September 2016: QUIC has reached the first milestone on the realization of topological insulators just few weeks before the Nobel prize in Physics for 2016 to F. D. M. Haldane was announced!
Shortly before the kick-off of the QUIC project, the ETHZ group successfully realized a quantum simulation of the topological Haldane model in an experiment with ultracold fermionic potassium atoms. The Haldane model on a honeycomb lattice is a paradigmatic example of a Hamiltonian featuring topologically distinct phases of matter. It describes a mechanism through which a quantum Hall effect can appear as an intrinsic property of a band structure, rather than being caused by an external magnetic field. Although a physical implementation was considered unlikely when it was initially introduced, the Haldane model has provided the conceptual basis for theoretical and experimental research exploring topological insulators and superconductors. The Haldane model is based on breaking both time-reversal and inversion symmetries.

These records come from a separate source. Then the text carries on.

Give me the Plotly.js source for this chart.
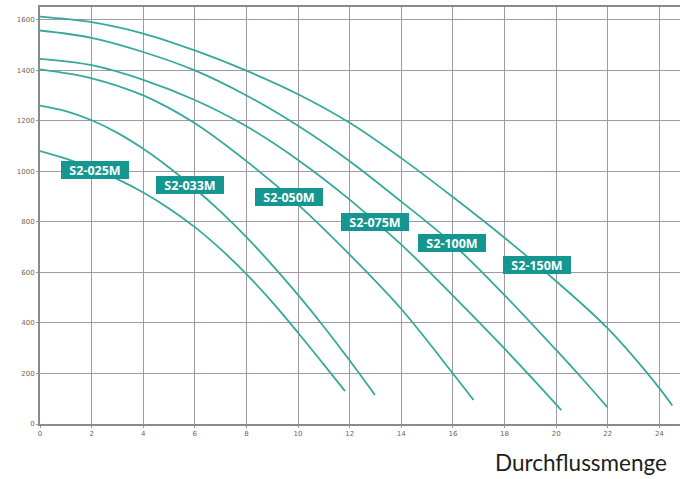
<!DOCTYPE html>
<html>
<head>
<meta charset="utf-8">
<script src="https://cdn.plot.ly/plotly-3.0.1.min.js"></script>
<style>html,body{margin:0;padding:0;background:#fff;}#chart{width:680px;height:479px;}</style>
</head>
<body>
<div id="chart"></div>
<script>
// Pump curves: flow (x) vs head (y)
const seriesNames = ["S2-025M", "S2-033M", "S2-050M", "S2-075M", "S2-100M", "S2-150M"];

const x025 = [0, 1, 2, 3, 4, 5, 6, 7, 8, 9, 10, 11, 11.82];
const y025 = [1080, 1050, 1013, 969, 916, 853, 779, 692, 593, 482, 361, 235, 130];

const x033 = [0, 1, 2, 3, 4, 5, 6, 7, 8, 9, 10, 11, 12, 12.98];
const y033 = [1260, 1238, 1202, 1152, 1089, 1015, 932, 840, 739, 629, 511, 385, 251, 115];

const x050 = [0, 2, 4, 6, 8, 10, 12, 14, 16, 16.8];
const y050 = [1403, 1368, 1300, 1190, 1040, 868, 670, 455, 200, 95];

const x075 = [0, 2, 4, 6, 8, 10, 12, 14, 16, 18, 20, 20.2];
const y075 = [1445, 1420, 1362, 1282, 1178, 1045, 888, 710, 508, 298, 78, 55];

const x100 = [0, 2, 4, 6, 8, 10, 12, 14, 16, 18, 20, 21, 21.98];
const y100 = [1557, 1528, 1472, 1399, 1300, 1180, 1040, 880, 712, 510, 293, 181, 67];

const x150 = [0, 2, 4, 6, 8, 10, 12, 14, 16, 18, 20, 22, 24, 24.5];
const y150 = [1612, 1590, 1545, 1478, 1398, 1305, 1192, 1052, 898, 737, 565, 378, 142, 73];

const labelX = [2.15, 5.83, 9.66, 13.0, 15.95, 19.24];

const xTicks = [0, 2, 4, 6, 8, 10, 12, 14, 16, 18, 20, 22, 24];
const yTicks = [0, 200, 400, 600, 800, 1000, 1200, 1400, 1600];
const xTitle = "Durchflussmenge";

const xs = [x025, x033, x050, x075, x100, x150];
const ys = [y025, y033, y050, y075, y100, y150];

function interp(xa, ya, x) {
  for (let i = 0; i < xa.length - 1; i++) {
    if (x >= xa[i] && x <= xa[i + 1]) {
      const t = (x - xa[i]) / (xa[i + 1] - xa[i]);
      return ya[i] + t * (ya[i + 1] - ya[i]);
    }
  }
  return ya[ya.length - 1];
}

const lineColor = "#35a99b";
const traces = seriesNames.map((n, i) => ({
  type: "scatter", mode: "lines", name: n,
  x: xs[i], y: ys[i],
  line: {color: lineColor, width: 1.8, shape: "spline", smoothing: 1},
  hoverinfo: "x+y+name"
}));

const annotations = seriesNames.map((n, i) => ({
  x: labelX[i], y: interp(xs[i], ys[i], labelX[i]),
  xref: "x", yref: "y", text: n, showarrow: false,
  xanchor: "center", yanchor: "middle",
  width: 62, height: 12, align: "center",
  font: {family: "Open Sans, sans-serif", size: 12.5, color: "#ffffff", weight: 700},
  bgcolor: "#159690", borderpad: 3, borderwidth: 0
}));

annotations.push({
  x: 1, y: 0, xref: "paper", yref: "paper",
  xanchor: "right", yanchor: "top", yshift: -23, xshift: -11,
  text: xTitle, showarrow: false,
  font: {family: "Lato, sans-serif", size: 22.5, color: "#1e1e1e"}
});

const gridCol = "#a09ba0";
const layout = {
  width: 680, height: 479,
  margin: {l: 40, r: 0, t: 7, b: 55},
  paper_bgcolor: "#ffffff", plot_bgcolor: "#ffffff",
  showlegend: false,
  xaxis: {
    range: [0, 24.8], tickvals: xTicks, ticktext: xTicks.map(String),
    showgrid: true, gridcolor: gridCol, gridwidth: 1,
    zeroline: false, showline: true, linecolor: "#8a8a8a", linewidth: 1.6, mirror: true,
    ticks: "outside", ticklen: 2, tickcolor: "#999",
    tickfont: {family: "DejaVu Sans, sans-serif", size: 7, color: "#666"}
  },
  yaxis: {
    range: [0, 1650], tickvals: yTicks, ticktext: yTicks.map(String),
    showgrid: true, gridcolor: gridCol, gridwidth: 1,
    zeroline: false, showline: true, linecolor: "#8a8a8a", linewidth: 2,
    ticks: "outside", ticklen: 2, tickcolor: "#999",
    tickfont: {family: "DejaVu Sans, sans-serif", size: 7, color: "#666"}
  },
  annotations: annotations
};

Plotly.newPlot("chart", traces, layout, {displayModeBar: false, staticPlot: true});
</script>
</body>
</html>
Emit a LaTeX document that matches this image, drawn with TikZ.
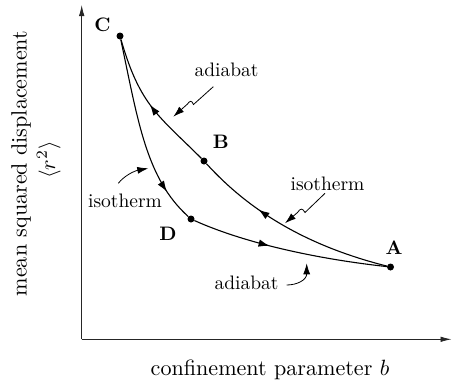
\documentclass[tikz,border=0pt]{standalone}
\usetikzlibrary{arrows.meta,decorations.markings}
\newcommand{\mylab}[1]{\scalebox{1.95}{#1}}
\newcommand{\myax}[1]{\scalebox{2.21}{#1}}
\begin{document}
\begin{tikzpicture}[x=1pt,y=-1pt,
  dot/.style={circle,fill=black,inner sep=0pt,minimum size=7pt},
  curve/.style={line width=1.1pt},
  lbl/.style={anchor=base, inner sep=0pt},
  ptlbl/.style={font=\bfseries, anchor=base, inner sep=0pt},
  axlbl/.style={anchor=base, inner sep=0pt},
  axisline/.style={line width=0.8pt, black!85, -{Latex[length=11pt,width=5.5pt]}},
  annot/.style={line width=0.8pt, -{Latex[length=11pt,width=7pt]}},
  fwd/.style={postaction={decorate},decoration={markings,mark=at position #1 with {\arrow{Latex[length=11pt,width=7.5pt]}}}},
  bwd/.style={postaction={decorate},decoration={markings,mark=at position #1 with {\arrowreversed{Latex[length=11pt,width=7.5pt]}}}},
]
\useasboundingbox (0,0) rectangle (452,383);

% axes
\coordinate (O) at (81.7,339.3);
\coordinate (Ytop) at (81.7,5);
\coordinate (Xend) at (451.5,339.3);
\draw[axisline] (O) -- (Ytop);
\draw[axisline] (O) -- (Xend);

\node[axlbl] (xl) at (270,375) {\myax{confinement parameter $b$}};
\node[axlbl, rotate=90] (yl1) at (26.7,163.5) {\myax{mean squared displacement}};
\node[axlbl, rotate=90] (yl2) at (55,160) {\myax{$\langle r^2\rangle$}};

% state points
\node[dot] (C) at (120,36) {};
\node[dot] (B) at (204,161) {};
\node[dot] (D) at (191,219) {};
\node[dot] (A) at (390.5,267) {};

\node[ptlbl] (lC) at (102.5,31.7) {\mylab{C}};
\node[ptlbl] (lB) at (220.8,148) {\mylab{B}};
\node[ptlbl] (lD) at (168,240.7) {\mylab{D}};
\node[ptlbl] (lA) at (394,254) {\mylab{A}};

% cycle curves
\draw[curve, bwd=0.49] (C) .. controls (140,106) and (159,116) .. (B);
\draw[curve, bwd=0.33] (B) .. controls (249,210.5) and (306,245.75) .. (A);
\draw[curve, fwd=0.83] (C) .. controls (138,120.6) and (146,178.5) .. (D);
\draw[curve, fwd=0.40] (D) .. controls (241,241.5) and (310,258.1) .. (A);

% labels
\node[lbl] (t1) at (226.5,76) {\mylab{adiabat}};
\node[lbl] (t2) at (327.5,190.7) {\mylab{isotherm}};
\node[lbl] (t3) at (125,207.3) {\mylab{isotherm}};
\node[lbl] (t4) at (246.5,289.5) {\mylab{adiabat}};

% annotation arrows
\coordinate (a1s) at (213.3,86.7);
\coordinate (a1m) at (193.5,104.5);
\coordinate (a1n) at (187.5,104);
\coordinate (a1e) at (173.3,116.7);
\draw[annot] (a1s) -- (a1m) .. controls (191.5,100) and (190,100.5) .. (a1n) -- (a1e);

\coordinate (a2s) at (325,193.3);
\coordinate (a2m) at (305,212.5);
\coordinate (a2n) at (297.5,212.5);
\coordinate (a2e) at (285,223.3);
\draw[annot] (a2s) -- (a2m) .. controls (302.5,208) and (300.5,208) .. (a2n) -- (a2e);

\coordinate (a3s) at (118.3,183.3);
\coordinate (a3e) at (148.3,168.3);
\draw[annot] (a3s) .. controls (124,176) and (134,171) .. (a3e);

\coordinate (a4s) at (286.7,285);
\coordinate (a4e) at (306.7,263.3);
\draw[annot] (a4s) .. controls (297,285) and (306.7,280) .. (a4e);
\end{tikzpicture}
\end{document}
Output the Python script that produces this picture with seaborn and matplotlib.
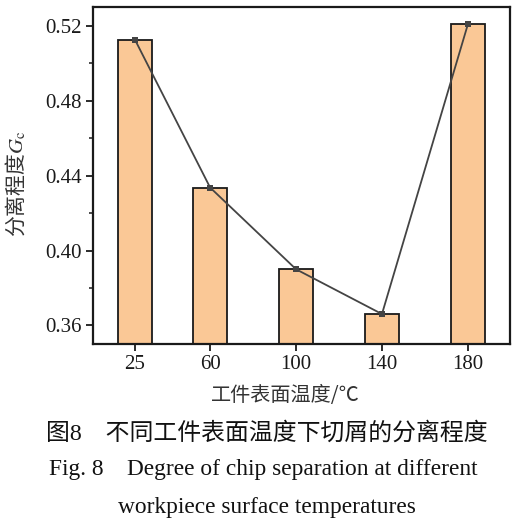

During the first phase of the QUIC project, and thanks to the subsequent work of the ETHZ group, the implications of this key result on the study of topological insulators with cold atoms have become apparent. This result contributes our confidence in the ultracold atom based platforms for the quantum simulation of frontier physical phenomena of global interest.
G. Jotzu, M. Messer, R. Desbuquois, M. Lebrat, T. Uehlinger, D. Greif, and T. Esslinger, Nature 515, 237–240 (2014).
F. D. M. Haldane, Phys. Rev. Lett. 61, 2015–2018 (1988).